Do you remember what the number one key to success is?
Famous writers talk about their practices of just sitting down to the computer to write x number of words or y pages each day, regardless of what they feel like.
There are a million inspirational quotes or statements about athletes doing what needs to be done in the rain, sleet or snow; stating that is their key to success.
That should make us feel good, shouldn’t it? We can do whatever we want as long as we’re consistent at it long enough. Phew!
Does it make you feel that way though?
Maybe some days. Especially when first getting started.
The flip side of consistency is that, other than the famous 10,000 hours, there is no real finish line or measuring stick for how long you specifically will need to consistently show up for something before you reap the benefits.
For every quote or inspirational statement about sticking with something, there is one related to staying with it when you REALLY want to quit, because that’s the moment it all might pay off.
Again, if I dummy this down, it should make me feel good—I literally just have to keep at something until it pays off.

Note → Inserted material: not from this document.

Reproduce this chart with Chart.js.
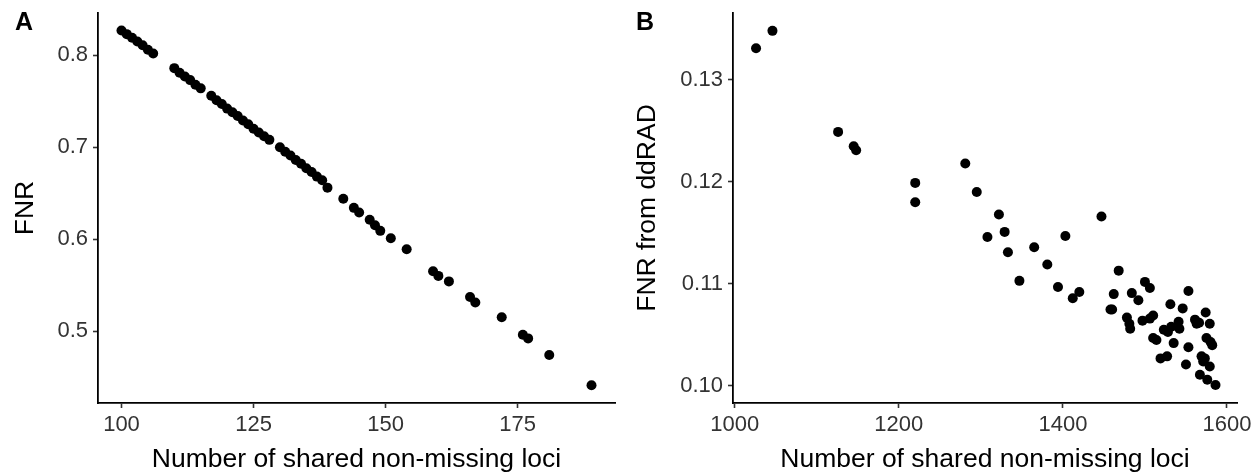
<!DOCTYPE html>
<html>
<head>
<meta charset="utf-8">
<title>FNR vs shared loci</title>
<script src="https://cdn.jsdelivr.net/npm/chart.js@4.4.1/dist/chart.umd.min.js"></script>
<style>
  html, body { margin: 0; padding: 0; background: #fff; }
  #wrap { position: relative; width: 1260px; height: 476px; font-family: "Liberation Sans", Arial, sans-serif; }
  .panel { position: absolute; top: 0; width: 630px; height: 476px; }
  .tag { position: absolute; top: 9px; font-weight: bold; font-size: 25px; line-height: 1; color: #000; }
</style>
</head>
<body>
<div id="wrap">
  <div class="panel" style="left:0"><canvas id="chartA"></canvas></div>
  <div class="panel" style="left:630px"><canvas id="chartB"></canvas></div>
  <div class="tag" style="left:15px">A</div>
  <div class="tag" style="left:636px">B</div>
</div>
<script>
// Panel A: shared loci vs FNR
const aLoci = [100, 101, 102, 103, 104, 105, 106,
  110, 111, 112, 113, 114, 115,
  117, 118, 119, 120, 121, 122, 123, 124, 125, 126, 127, 128,
  130, 131, 132, 133, 134, 135, 136, 137, 138, 139,
  142, 144, 145, 147, 148, 149, 151, 154, 159, 160, 162, 166, 167, 172, 176, 177, 181, 189];
const aFnr = [0.827, 0.823, 0.819, 0.815, 0.811, 0.806, 0.802,
  0.786, 0.781, 0.777, 0.773, 0.768, 0.764,
  0.756, 0.751, 0.747, 0.742, 0.738, 0.734, 0.729, 0.725, 0.720, 0.716, 0.712, 0.708,
  0.700, 0.695, 0.691, 0.686, 0.682, 0.677, 0.673, 0.668, 0.664, 0.656,
  0.644, 0.634, 0.629, 0.621, 0.615, 0.609, 0.601, 0.589, 0.565, 0.560, 0.554, 0.537, 0.531, 0.515, 0.496, 0.492, 0.474, 0.441];

// Panel B: shared loci vs FNR from ddRAD
const bLoci = [1026, 1046, 1126, 1145, 1148, 1220, 1220, 1281, 1295, 1322, 1329, 1308,
  1447, 1403, 1333, 1347, 1365, 1381, 1394, 1412, 1420, 1458, 1460, 1462, 1468,
  1478, 1481, 1482, 1484, 1492, 1497, 1500, 1506, 1506, 1510, 1510, 1514, 1519,
  1527, 1523, 1528, 1531, 1532, 1535, 1541, 1542, 1546, 1550, 1553, 1553, 1561,
  1563, 1566, 1567, 1569, 1571, 1573, 1574, 1575, 1576, 1579, 1579, 1580, 1582, 1586];
const bFnr = [0.1331, 0.1348, 0.1249, 0.1235, 0.1231, 0.1199, 0.1180, 0.1218, 0.1190, 0.1168, 0.1151, 0.1146,
  0.1166, 0.1147, 0.1131, 0.1103, 0.1136, 0.1119, 0.1097, 0.1086, 0.1092, 0.1075, 0.1075, 0.1090, 0.1113,
  0.1067, 0.1061, 0.1056, 0.1091, 0.1084, 0.1064, 0.1102, 0.1096, 0.1066, 0.1069, 0.1047, 0.1045, 0.1027,
  0.1029, 0.1055, 0.1053, 0.1080, 0.1058, 0.1042, 0.1063, 0.1056, 0.1076, 0.1021, 0.1038, 0.1093, 0.1065,
  0.1061, 0.1062, 0.1011, 0.1029, 0.1024, 0.1027, 0.1072, 0.1047, 0.1006, 0.1061, 0.1019, 0.1043, 0.1040, 0.1001];

const aXTicks = [100, 125, 150, 175];
const aYTicks = [0.5, 0.6, 0.7, 0.8];
const bXTicks = [1000, 1200, 1400, 1600];
const bYTicks = [0.10, 0.11, 0.12, 0.13];

const xTitle = 'Number of shared non-missing loci';

function axis(min, max, ticks, digits, title, size, isY, titlePad) {
  return {
    type: 'linear',
    min: min,
    max: max,
    border: { display: true, color: '#000', width: 1.8 },
    grid: { display: true, drawOnChartArea: false, drawTicks: true, tickLength: 5, tickWidth: 1.6, color: '#333' },
    ticks: {
      color: '#333',
      padding: isY ? 5 : 4,
      font: { family: '"Liberation Sans", Arial, sans-serif', size: 22 },
      callback: v => Number(v).toFixed(digits)
    },
    title: {
      display: true,
      text: title,
      color: '#000',
      font: { family: '"Liberation Sans", Arial, sans-serif', size: 26.5, lineHeight: 1 },
      padding: isY ? { top: titlePad, bottom: 0 } : { top: 0, bottom: titlePad }
    },
    afterBuildTicks: s => { s.ticks = ticks.map(v => ({ value: v })); },
    afterFit: s => {
      // fixed axis boxes, no extra label padding so the panels line up
      if (isY) { s.width = size; s.paddingTop = 0; s.paddingBottom = 0; }
      else { s.height = size; s.paddingLeft = 0; s.paddingRight = 0; }
    }
  };
}

function makeChart(id, xs, ys, xScale, yScale, padRight) {
  return new Chart(document.getElementById(id), {
    type: 'scatter',
    data: {
      datasets: [{
        data: xs.map((x, i) => ({ x: x, y: ys[i] })),
        backgroundColor: '#000',
        borderWidth: 0,
        pointRadius: 5
      }]
    },
    options: {
      responsive: true,
      maintainAspectRatio: false,
      animation: false,
      layout: { padding: { top: 13, right: padRight, left: 0, bottom: 0 } },
      plugins: { legend: { display: false }, tooltip: { enabled: false } },
      scales: { x: xScale, y: yScale }
    }
  });
}

makeChart('chartA', aLoci, aFnr,
  axis(95.55, 193.45, aXTicks, 0, xTitle, 73, false, 3),
  axis(0.4217, 0.846, aYTicks, 1, 'FNR', 98, true, 12), 15);

makeChart('chartB', bLoci, bFnr,
  axis(997.9, 1612.2, bXTicks, 0, xTitle, 73, false, 3),
  axis(0.09833, 0.13655, bYTicks, 2, 'FNR from ddRAD', 103, true, 4), 23);
</script>
</body>
</html>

That’s it.
Hmm, how do you feel? Do you feel good?
I’m not sure “inspired” is the word I’d use to describe how I’m feeling after that statement…
In fact, as a Strengths Finder “Activator” and person with ADHD, the idea of consistency can actually make me pause and hesitate. I like starting new things, new adventures.
What do I do when either of these tendencies fires up and I start trying to rebel against the consistency I know I need to be with to create the thing I want to create?
I’d like to say that I just do it. Sometimes I do. And sometimes I don’t.
When I’m really struggling, I FIRST acknowledge that this is thing I’m doing or feeling or experiencing, is literally that-just that one part of me showing up, doing that thing I know it does. I acknowledge that this also isn’t unique to me. I’m not a unicorn or a terrible person.
Then, I do one of two things. The first thing I often do is pull out my project plan and reread my WHY, why the heck I started this thing in the first place. This works OFTEN. Recentering myself around this project and why it’s important to me, as well as my purpose, who I’m setting out to be in the world, the impact I’m setting out to create is a sure way to move me through some consistency blues. The other thing I know to do is to reinvent the task I have at hand. If I have to write for a certain timeframe or pages or words, I try to change the location, get a special beverage, try dictation instead of writing or divvy it up into smaller steps. I ALWAYS go back to my life mantra: “tiny steps are better than no steps.” If I have to write for 5 minutes four different times, instead of 20 minutes in one go, I do it. This is a key reason I use time as my guide for a lot of my tasks; when I start to struggle it’s easier to break it down. Take cleaning—if I want to clear my office for 20 minutes, I can break that down easily according to time; personally, I would have a harder time believing that “just cleaning the desk” was really going to make “cleaning the office” easier. And everyone is different, do what works for you.